L’auteur nous perd, nous hypnotise, nous présente l’un après l’autre une multitude de personnages pas toujours liés les uns aux autres, avant de nous récupérer, in extremis, et de donner, dans un final extrêmement prenant, une cohérence à l’ensemble. Chroniques de l’oiseau à ressort est un roman qui peut passer en quelques pages de la violence la plus noire à la poésie la plus lumineuse, de l’horreur à l’humour, de tragique au comique, toujours en finesse, sans la moindre lourdeur. Un roman à la fois poétique, réaliste, fantastique, historique, onirique ... Un roman que l’on referme comme on sort d’un rêve, enchanté. Tout cela avec cette inquiétante et étrange impression, d’avoir saisi quelque chose d’important.
Conclusion :
Les quelques 900 pages du roman sont une confrontation entre un homme auquel nous nous identifions assez facilement et un univers fantasmagorique. Les oppositions ne s'appliquent pas seulement aux personnages mais aussi aux lieux et même au contexte spatio-temporel. Chaque élément du "puzzle" apparaît d'abord comme anachronique ou futile, mais prend sens progressivement. Haruki Murakami nous égare dans une multitude de détails et invente une frontière tangible entre le monde réel et le monde surnaturel, ses personnages transitant avec une facilité déconcertante d'un monde à l'autre, obligeant ainsi le lecteur à modifier et à élargir, comme Toru Okada, sa vision de la réalité.
1Q84, Haruki Murakami (2011 et 212)
A noter que j'ai également lu 1Q84 juste avant d'entreprendre les Chroniques.
Aomamé, une jeune femme dans la vingtaine, prof de gym et tueuse à gage pour la bonne cause à ses heures, va avoir le douloureux privilège de pénétrer dans cet univers.
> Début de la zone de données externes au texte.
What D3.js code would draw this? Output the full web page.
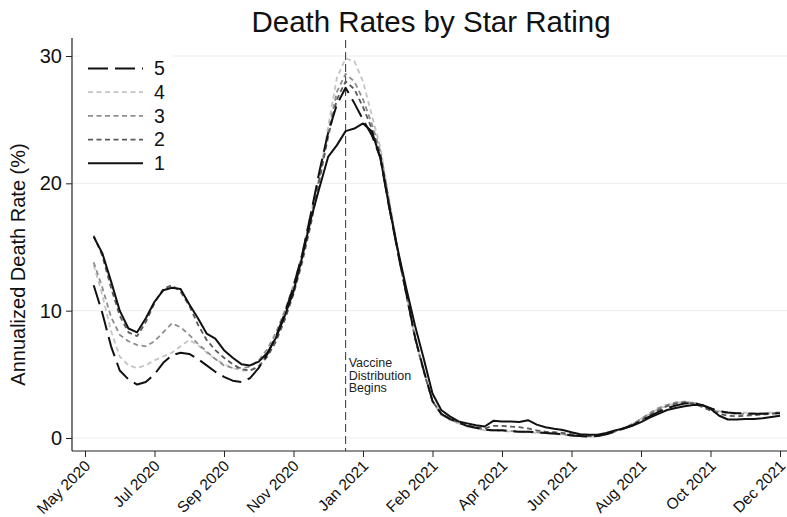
<!DOCTYPE html>
<html>
<head>
<meta charset="utf-8">
<script src="https://cdn.jsdelivr.net/npm/d3@7"></script>
<style>
  html, body { margin: 0; padding: 0; background: #fff; }
  svg { display: block; font-family: "Liberation Sans", Arial, sans-serif; }
</style>
</head>
<body>
<svg id="chart" width="787" height="517"></svg>
<script>
// Weekly observations (Sundays), 31 May 2020 through 5 Dec 2021
const weeks = d3.timeWeek.range(new Date(2020, 4, 31), new Date(2021, 11, 6));

// Annualized death rate (%) by star rating, one value per week
const rating5 = [
  12.0, 9.8, 7.2, 5.3, 4.6, 4.2, 4.4, 5.0, 5.9, 6.5,
  6.7, 6.6, 6.2, 5.7, 5.2, 4.8, 4.5, 4.4, 4.7, 5.5,
  6.6, 8.0, 9.8, 11.9, 14.4, 17.6, 21.0, 24.0, 26.2, 27.5,
  26.3, 25.0, 23.8, 22.0, 18.2, 14.6, 11.3, 7.9, 5.3, 2.9,
  1.9, 1.5, 1.2, 0.95, 0.8, 0.65, 0.6, 0.6, 0.55, 0.5,
  0.5, 0.45, 0.4, 0.35, 0.3, 0.2, 0.15, 0.12, 0.15, 0.3,
  0.5, 0.75, 1.0, 1.35, 1.7, 2.05, 2.35, 2.55, 2.7, 2.75,
  2.6, 2.35, 2.1, 2.0, 1.95, 1.95, 1.9, 1.9, 1.95, 1.95
];
const rating4 = [
  13.6, 11.2, 8.4, 6.4, 5.7, 5.5, 5.7, 6.1, 6.4, 6.7,
  7.2, 7.7, 7.3, 6.7, 6.2, 5.8, 5.5, 5.3, 5.3, 5.7,
  6.6, 7.9, 9.6, 11.8, 14.5, 17.7, 20.5, 24.5, 28.3, 29.8,
  29.6, 28.0, 25.4, 22.8, 18.8, 14.9, 11.3, 7.8, 5.2, 2.9,
  1.8, 1.4, 1.15, 0.9, 0.75, 0.6, 0.55, 0.55, 0.5, 0.45,
  0.45, 0.4, 0.35, 0.3, 0.25, 0.18, 0.12, 0.1, 0.12, 0.28,
  0.5, 0.8, 1.1, 1.5, 1.9, 2.3, 2.55, 2.75, 2.85, 2.8,
  2.6, 2.3, 2.1, 2.0, 1.95, 2.0, 1.95, 1.95, 2.0, 2.05
];
const rating3 = [
  13.8, 11.8, 9.5, 8.1, 7.6, 7.3, 7.2, 7.6, 8.3, 9.0,
  8.7, 8.1, 7.4, 6.8, 6.2, 5.7, 5.5, 5.5, 5.6, 6.1,
  7.0, 8.3, 10.0, 12.0, 14.4, 17.5, 20.5, 24.0, 27.2, 28.6,
  28.0, 26.6, 24.7, 22.5, 18.6, 14.7, 11.2, 7.8, 5.2, 2.9,
  1.9, 1.45, 1.2, 0.95, 0.8, 0.65, 0.6, 0.6, 0.55, 0.5,
  0.5, 0.45, 0.4, 0.35, 0.3, 0.2, 0.15, 0.12, 0.15, 0.3,
  0.5, 0.8, 1.1, 1.5, 1.95, 2.35, 2.6, 2.8, 2.85, 2.75,
  2.5, 2.2, 2.05, 1.95, 1.9, 1.9, 1.85, 1.9, 1.95, 2.0
];
const rating2 = [
  15.9, 14.3, 11.8, 9.6, 8.3, 8.0, 9.1, 10.6, 11.7, 12.0,
  11.5, 10.4, 8.9, 7.7, 6.9, 6.3, 5.8, 5.4, 5.3, 5.6,
  6.4, 7.6, 9.3, 11.3, 13.8, 16.8, 20.3, 23.7, 26.6, 28.0,
  27.4, 26.0, 24.3, 22.3, 18.5, 14.7, 11.2, 7.8, 5.2, 2.9,
  1.9, 1.5, 1.25, 1.0, 0.85, 0.75, 0.95, 0.95, 0.9, 0.85,
  0.75, 0.6, 0.5, 0.45, 0.4, 0.3, 0.2, 0.15, 0.2, 0.35,
  0.55, 0.75, 1.0, 1.4, 1.8, 2.2, 2.5, 2.7, 2.8, 2.7,
  2.45, 2.15, 1.9, 1.75, 1.7, 1.75, 1.8, 1.85, 1.9, 1.95
];
const rating1 = [
  15.8, 14.5, 12.3, 10.0, 8.6, 8.3, 9.4, 10.7, 11.6, 11.8,
  11.7, 10.5, 9.4, 8.2, 7.8, 6.9, 6.3, 5.8, 5.7, 6.0,
  6.7, 7.9, 9.6, 11.5, 14.2, 17.2, 19.7, 22.1, 23.0, 24.1,
  24.3, 24.7, 24.1, 22.0, 18.2, 14.8, 11.7, 8.8, 6.2, 3.5,
  2.2, 1.7, 1.3, 1.15, 1.0, 0.9, 1.35, 1.3, 1.3, 1.25,
  1.4, 1.05, 0.85, 0.72, 0.63, 0.45, 0.3, 0.25, 0.25, 0.4,
  0.6, 0.75, 0.95, 1.25, 1.6, 1.9, 2.2, 2.35, 2.5, 2.6,
  2.6, 2.3, 1.75, 1.45, 1.45, 1.5, 1.5, 1.55, 1.65, 1.75
];

const ratingNames = ["5", "4", "3", "2", "1"];
const ratingValues = [rating5, rating4, rating3, rating2, rating1];

// Axis ticks: every eighth week from 24 May 2020
const tickLabels = ["May 2020", "Jul 2020", "Sep 2020", "Nov 2020", "Jan 2021",
  "Feb 2021", "Apr 2021", "Jun 2021", "Aug 2021", "Oct 2021", "Dec 2021"];
const tickDates = tickLabels.map((_, i) => d3.timeDay.offset(new Date(2020, 4, 24), 56 * i));
const yTicks = [0, 10, 20, 30];
const vaccineDate = new Date(2020, 11, 20);

// Line styles, in legend order
const styles = [
  { color: "#111", dash: "20,7", width: 2 },
  { color: "#c4c4c4", dash: "5,3.5", width: 1.8 },
  { color: "#8e8e8e", dash: "5,3.5", width: 1.8 },
  { color: "#5a5a5a", dash: "5,3.5", width: 1.8 },
  { color: "#111", dash: null, width: 2 }
];

const svg = d3.select("#chart");
const plot = { left: 72, right: 787, top: 38, bottom: 451 };

const xBase = d3.scaleTime().domain([tickDates[0], tickDates[10]]).range([85, 780]);
const x = d3.scaleTime()
  .domain([xBase.invert(plot.left), xBase.invert(plot.right)])
  .range([plot.left, plot.right]);
const y = d3.scaleLinear().domain([0, 30]).range([438, 56]);

// Gridlines
svg.append("g")
  .selectAll("line")
  .data(yTicks)
  .join("line")
  .attr("x1", plot.left).attr("x2", plot.right)
  .attr("y1", d => y(d)).attr("y2", d => y(d))
  .attr("stroke", "#ececec").attr("stroke-width", 1);

// Title
svg.append("text")
  .attr("x", 431).attr("y", 32)
  .attr("text-anchor", "middle")
  .attr("font-size", 29.5)
  .attr("fill", "#111")
  .text("Death Rates by Star Rating");

// Y axis
const yAxis = svg.append("g")
  .attr("transform", `translate(${plot.left},0)`)
  .call(d3.axisLeft(y).tickValues(yTicks).tickSize(6).tickPadding(4));
yAxis.select(".domain").remove();
yAxis.selectAll("text").attr("font-size", 20).attr("fill", "#111")
  .attr("font-family", "Liberation Sans, Arial, sans-serif");
yAxis.selectAll(".tick line").attr("stroke", "#222");
svg.append("line")
  .attr("x1", plot.left).attr("x2", plot.left)
  .attr("y1", plot.top).attr("y2", plot.bottom)
  .attr("stroke", "#222").attr("stroke-width", 1.2);

svg.append("text")
  .attr("transform", `translate(25,${(plot.top + plot.bottom) / 2 + 20}) rotate(-90)`)
  .attr("text-anchor", "middle")
  .attr("font-size", 20)
  .attr("fill", "#111")
  .text("Annualized Death Rate (%)");

// X axis with labels slanted so that each ends just under its tick
const xAxis = svg.append("g")
  .attr("transform", `translate(0,${plot.bottom})`)
  .call(d3.axisBottom(x).tickValues(tickDates).tickFormat((d, i) => tickLabels[i]).tickSize(6));
xAxis.select(".domain").remove();
xAxis.selectAll(".tick line").attr("stroke", "#222");
xAxis.selectAll("text")
  .attr("font-size", 15.5).attr("fill", "#111")
  .attr("font-family", "Liberation Sans, Arial, sans-serif")
  .attr("text-anchor", "end")
  .attr("x", 0).attr("y", 0)
  .attr("dy", "0.35em")
  .attr("transform", "translate(2,12) rotate(-45)");
svg.append("line")
  .attr("x1", plot.left).attr("x2", plot.right)
  .attr("y1", plot.bottom).attr("y2", plot.bottom)
  .attr("stroke", "#222").attr("stroke-width", 1.2);

// Vaccine distribution marker
svg.append("line")
  .attr("x1", x(vaccineDate)).attr("x2", x(vaccineDate))
  .attr("y1", plot.top + 2).attr("y2", plot.bottom)
  .attr("stroke", "#333").attr("stroke-width", 1)
  .attr("stroke-dasharray", "8,4");
svg.append("text")
  .attr("x", x(vaccineDate) + 3).attr("y", 367)
  .attr("font-size", 12.5).attr("fill", "#222")
  .selectAll("tspan")
  .data(["Vaccine", "Distribution", "Begins"])
  .join("tspan")
  .attr("x", x(vaccineDate) + 3)
  .attr("dy", (d, i) => i === 0 ? 0 : 12.5)
  .text(d => d);

// Series lines, drawn with rating 1 last so it sits on top
const line = d3.line()
  .x((d, i) => x(weeks[i]))
  .y(d => y(d));

const order = [1, 2, 3, 0, 4];
order.forEach(k => {
  const s = styles[k];
  svg.append("path")
    .datum(ratingValues[k])
    .attr("fill", "none")
    .attr("stroke", s.color)
    .attr("stroke-width", s.width)
    .attr("stroke-linejoin", "round")
    .attr("stroke-dasharray", s.dash)
    .attr("d", line);
});

// Legend
const legend = svg.append("g");
legend.append("rect")
  .attr("x", 79).attr("y", 50).attr("width", 94).attr("height", 127)
  .attr("fill", "#fff");
ratingNames.forEach((name, i) => {
  const ly = 68.5 + i * 23.7;
  const s = styles[i];
  legend.append("line")
    .attr("x1", 88).attr("x2", 143)
    .attr("y1", ly).attr("y2", ly)
    .attr("stroke", s.color).attr("stroke-width", s.width)
    .attr("stroke-dasharray", s.dash);
  legend.append("text")
    .attr("x", 154).attr("y", ly)
    .attr("dy", "0.35em")
    .attr("font-size", 19.5).attr("fill", "#111")
    .text(name);
});
</script>
</body>
</html>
Croyant prendre un raccourci vers un quartier de Tokyo où on l’attend d’urgence, elle emprunte, un escalier de secours. Et la voici dans ce monde étrange.
Elle ne va prendre conscience de sa situation que petit à petit… Détail par détail. Les policiers n’ont pas les mêmes revolvers. Dans le ciel, il y a deux lunes. C’est notre monde, mais il est différent.
"1Q84, voilà comment je vais appeler ce nouveau monde, décida Aomamé. Il faut que je m’acclimate le mieux possible à ce monde lourd d’interrogations. Comme un animal lâché dans une forêt inconnue. Pour survive et assurer ma sauvegarde, je dois en comprendre au plus tôt les règles et m‘y adapter. "
Le récit d’Aomame est alterné avec celui de Tengo, un professeur de mathématiques qui habite lu aussi ce monde parallèle. Il se lance dans une fameuse embrouille. Un éditeur un peu véreux, lui demande de réécrire le roman un peu gauche d’une jeune et jolie auteure. Car il en est convaincu : elle pourrait être dotée de nombreux prix.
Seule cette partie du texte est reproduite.